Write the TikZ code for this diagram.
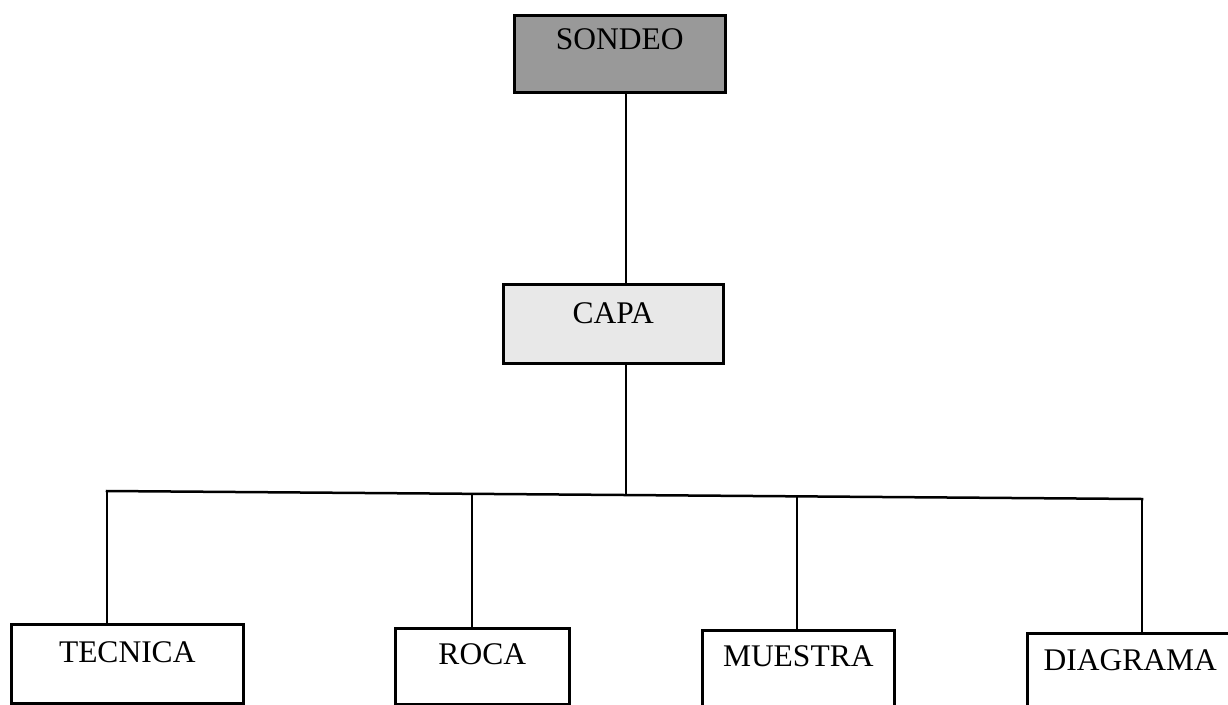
\documentclass[tikz,border=0pt]{standalone}
\usepackage{fontspec}
\setmainfont{Liberation Serif}
\begin{document}
\begin{tikzpicture}[x=1pt,y=-1pt,
  wire/.style={line width=2.5pt},
  unit/.style={draw, line width=2.5pt, anchor=north west, inner sep=0pt,
    font=\fontsize{31.5}{36}\selectfont},
  dark/.style={fill=black!40},
  light/.style={fill=black!9}]
\useasboundingbox (0,0) rectangle (1228,704);

% boxes: position = top-left corner, text baseline set by text height
\node[unit, dark,  minimum width=211pt, text height=34pt, text depth=43pt] (sondeo) at (513,14)  {SONDEO};
\node[unit, light, minimum width=220pt, text height=39pt, text depth=40pt] (capa)   at (502,283) {CAPA};
\node[unit, minimum width=232pt, text height=38pt, text depth=41pt] (tecnica)  at (10,623)   {TECNICA};
\node[unit, minimum width=174pt, text height=36pt, text depth=40pt] (roca)     at (394,627)  {ROCA};
\node[unit, minimum width=192pt, text height=36pt, text depth=41pt] (muestra)  at (701,629)  {MUESTRA};
\node[unit, minimum width=206pt, text height=37pt, text depth=39pt] (diagrama) at (1026,632) {DIAGRAMA};

% spine and bus joints (the bus drops slightly to the right)
\coordinate (jc) at (626,495);
\coordinate (j1) at (107,491);
\coordinate (j2) at (472,493.8);
\coordinate (j3) at (797,496.3);
\coordinate (j4) at (1142,499);

\draw[wire] (sondeo.south -| jc) -- (capa.north -| jc);
\draw[wire] (capa.south -| jc) -- (jc);
\draw[wire, line cap=rect] (j1) -- (j4);
\draw[wire] (j1) -- (j1 |- tecnica.north);
\draw[wire] (j2) -- (j2 |- roca.north);
\draw[wire] (j3) -- (j3 |- muestra.north);
\draw[wire] (j4) -- (j4 |- diagrama.north);
\end{tikzpicture}
\end{document}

■ ■ ■

Exercise brief: Go through the data above and transcribe it in full, omitting any image.

Result of the exercise:
Write the TikZ code for this diagram.
\documentclass[tikz,border=0pt]{standalone}
\usepackage{fontspec}
\setmainfont{Liberation Serif}
\begin{document}
\begin{tikzpicture}[x=1pt,y=-1pt,
  wire/.style={line width=2.5pt},
  unit/.style={draw, line width=2.5pt, anchor=north west, inner sep=0pt,
    font=\fontsize{31.5}{36}\selectfont},
  dark/.style={fill=black!40},
  light/.style={fill=black!9}]
\useasboundingbox (0,0) rectangle (1228,704);

% boxes: position = top-left corner, text baseline set by text height
\node[unit, dark,  minimum width=211pt, text height=34pt, text depth=43pt] (sondeo) at (513,14)  {SONDEO};
\node[unit, light, minimum width=220pt, text height=39pt, text depth=40pt] (capa)   at (502,283) {CAPA};
\node[unit, minimum width=232pt, text height=38pt, text depth=41pt] (tecnica)  at (10,623)   {TECNICA};
\node[unit, minimum width=174pt, text height=36pt, text depth=40pt] (roca)     at (394,627)  {ROCA};
\node[unit, minimum width=192pt, text height=36pt, text depth=41pt] (muestra)  at (701,629)  {MUESTRA};
\node[unit, minimum width=206pt, text height=37pt, text depth=39pt] (diagrama) at (1026,632) {DIAGRAMA};

% spine and bus joints (the bus drops slightly to the right)
\coordinate (jc) at (626,495);
\coordinate (j1) at (107,491);
\coordinate (j2) at (472,493.8);
\coordinate (j3) at (797,496.3);
\coordinate (j4) at (1142,499);

\draw[wire] (sondeo.south -| jc) -- (capa.north -| jc);
\draw[wire] (capa.south -| jc) -- (jc);
\draw[wire, line cap=rect] (j1) -- (j4);
\draw[wire] (j1) -- (j1 |- tecnica.north);
\draw[wire] (j2) -- (j2 |- roca.north);
\draw[wire] (j3) -- (j3 |- muestra.north);
\draw[wire] (j4) -- (j4 |- diagrama.north);
\end{tikzpicture}
\end{document}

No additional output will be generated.